At a certain point in your veterinary career, people will ask you for help and advice. This provides you the opportunity to give back, lift others up, provide value and feel good. 

But mentoring doesn’t come natural to all of us. Plus, there are times when people ask but they either are not a good fit or maybe aren’t the type of person in which you want to invest. Here are six tips for evaluating a mentoring request. 

1. Assess the fit. 
Is this a person you have the expertise and skills to help? 

2. Set time parameters. 
If someone wants to have a phone call or take you to lunch, you are not obligated to donate your entire afternoon. Say, ‘Sure I have 30 minutes to talk with you.’ Then stick to the parameters. If needed, kindly stop the person when you need to go. They need to respect your time.

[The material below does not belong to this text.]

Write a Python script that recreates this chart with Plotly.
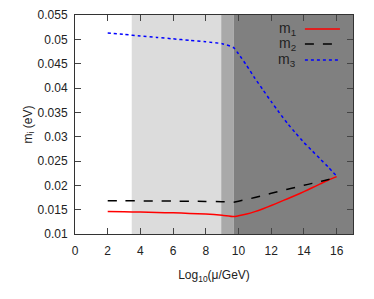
import plotly.graph_objects as go

# ---- data ----
mu1 = [2, 3, 4, 5, 6, 7, 8, 9, 9.7, 10, 10.5, 11, 11.5, 12, 12.5, 13, 13.5, 14, 14.5, 15, 15.5, 16]
m1 = [0.0146, 0.01455, 0.0145, 0.01443, 0.01435, 0.01423, 0.0141, 0.01385, 0.01358,
      0.01375, 0.0141, 0.0146, 0.0152, 0.01585, 0.01655, 0.01725, 0.01795, 0.0187,
      0.0195, 0.0203, 0.0211, 0.0218]
m2 = [0.01685, 0.01683, 0.0168, 0.01678, 0.01676, 0.01673, 0.0167, 0.01663, 0.01652,
      0.01675, 0.0171, 0.0175, 0.0179, 0.01836, 0.0188, 0.0192, 0.0196, 0.0200,
      0.0204, 0.0208, 0.0212, 0.0218]
m3 = [0.0513, 0.0510, 0.0507, 0.0504, 0.0501, 0.0498, 0.0495, 0.0491, 0.0483,
      0.0470, 0.0446, 0.0420, 0.0396, 0.0372, 0.0349, 0.0327, 0.0307, 0.0288,
      0.0271, 0.0254, 0.0237, 0.0219]

# shaded regions (x ranges) and colours
region_edges = [3.47, 8.94, 9.7, 17]
region_colors = ["#dcdcdc", "#a9a9a9", "#808080"]

series_names = ["m<sub>1</sub>", "m<sub>2</sub>", "m<sub>3</sub>"]
series_colors = ["#ff0000", "#000000", "#0000ff"]
series_dash = ["solid", "dash", "dot"]

x_ticks = [0, 2, 4, 6, 8, 10, 12, 14, 16]
y_ticks = [0.01, 0.015, 0.02, 0.025, 0.03, 0.035, 0.04, 0.045, 0.05, 0.055]
y_tick_text = ["0.01", "0.015", "0.02", "0.025", "0.03", "0.035", "0.04", "0.045", "0.05", "0.055"]

FONT = "Liberation Sans, Arial"

fig = go.Figure()
for ys, name, col, dash in zip([m1, m2, m3], series_names, series_colors, series_dash):
    fig.add_trace(go.Scatter(x=mu1, y=ys, mode="lines", name=name,
                             line=dict(color=col, dash=dash, width=1.5, shape="spline", smoothing=0.5),
                             showlegend=False))

shapes = []
for i, col in enumerate(region_colors):
    shapes.append(dict(type="rect", xref="x", yref="paper", x0=region_edges[i], x1=region_edges[i + 1],
                       y0=0, y1=1, fillcolor=col, line=dict(width=0), layer="below"))

# legend (text on left, sample on right)
leg_y = [0.936, 0.868, 0.795]
annotations = []
for name, col, dash, yy in zip(series_names, series_colors, series_dash, leg_y):
    annotations.append(dict(x=0.802, y=yy, xref="paper", yref="paper", text=name, showarrow=False,
                            xanchor="right", yanchor="middle",
                            font=dict(family=FONT, size=14, color="#222")))
    shapes.append(dict(type="line", xref="paper", yref="paper", x0=0.827, x1=0.953, y0=yy, y1=yy,
                       line=dict(color=col, dash=dash, width=1.5)))

axis_common = dict(showgrid=False, zeroline=False, showline=True, linecolor="#333", linewidth=1,
                   mirror="ticks", ticks="inside", ticklen=6, tickcolor="#444", automargin=False,
                   tickfont=dict(family=FONT, size=12, color="#222"))

fig.update_layout(
    width=374, height=299,
    margin=dict(l=67, r=29, t=7, b=73),
    paper_bgcolor="white", plot_bgcolor="white",
    shapes=shapes, annotations=annotations,
    xaxis=dict(range=[0, 17], tickvals=x_ticks, ticklabelstandoff=6,
               title=dict(text="Log<sub>10</sub>(μ/GeV)", standoff=13,
                          font=dict(family=FONT, size=12, color="#222")),
               **axis_common),
    yaxis=dict(range=[0.01, 0.055], tickvals=y_ticks, ticktext=y_tick_text, ticklabelstandoff=4,
               title=dict(text="m<sub>i</sub> (eV)", standoff=2,
                          font=dict(family=FONT, size=12, color="#222")),
               **axis_common),
)

fig.write_html("out.html")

3. Determine the mentee’s willingness. 
Does the mentee actually want guidance? Ask him or her if they are up for honest feedback. I get a lot of resumes from acquaintances’ kids looking for me to recommend them for a job or internship. But not all resumes are the caliber I can recommend to my colleagues. The best thing I can offer is kind suggestions for improvement. I’ve had people get mad, taking offense to the fact I won’t just “send it on.” These are parents and students who can’t accept feedback, and they are not likely to get ahead. 

4. Set some goals. 
Ask the mentee what their goals are. Are they ready to do something new or take a leap? There is no reason to listen to someone complain about their personal problems. (If there are concerns, encourage them to seek counseling.) If the mentee isn’t focused and productive, move on. 

5. Ensure appreciation. 
Does the mentee show you genuine appreciation and respect for your time 
and talents? If they are late, constantly rescheduling or just mooching, it’s not a good fit. Have you ever had someone in your house you can’t seem to get to go home no matter how many hints you drop? Or do you have a person who gobbles food or beer and never repays? It feels bad — and it enables. Your mentee should feel grateful for what you offer; if not, it’s not worth it for them. 

6. Decide if you care. 
No, really. Do you enjoy talking to the mentee? That’s the easy gut-check question to ask yourself. If you are having fun and learning something from your mentee, it’s probably a great relationship that could span a career. It can be hard to kindly tell someone no; however, I encourage you, for the mentee’s sake equally as much as your own, to evaluate carefully and offer your time thoughtfully.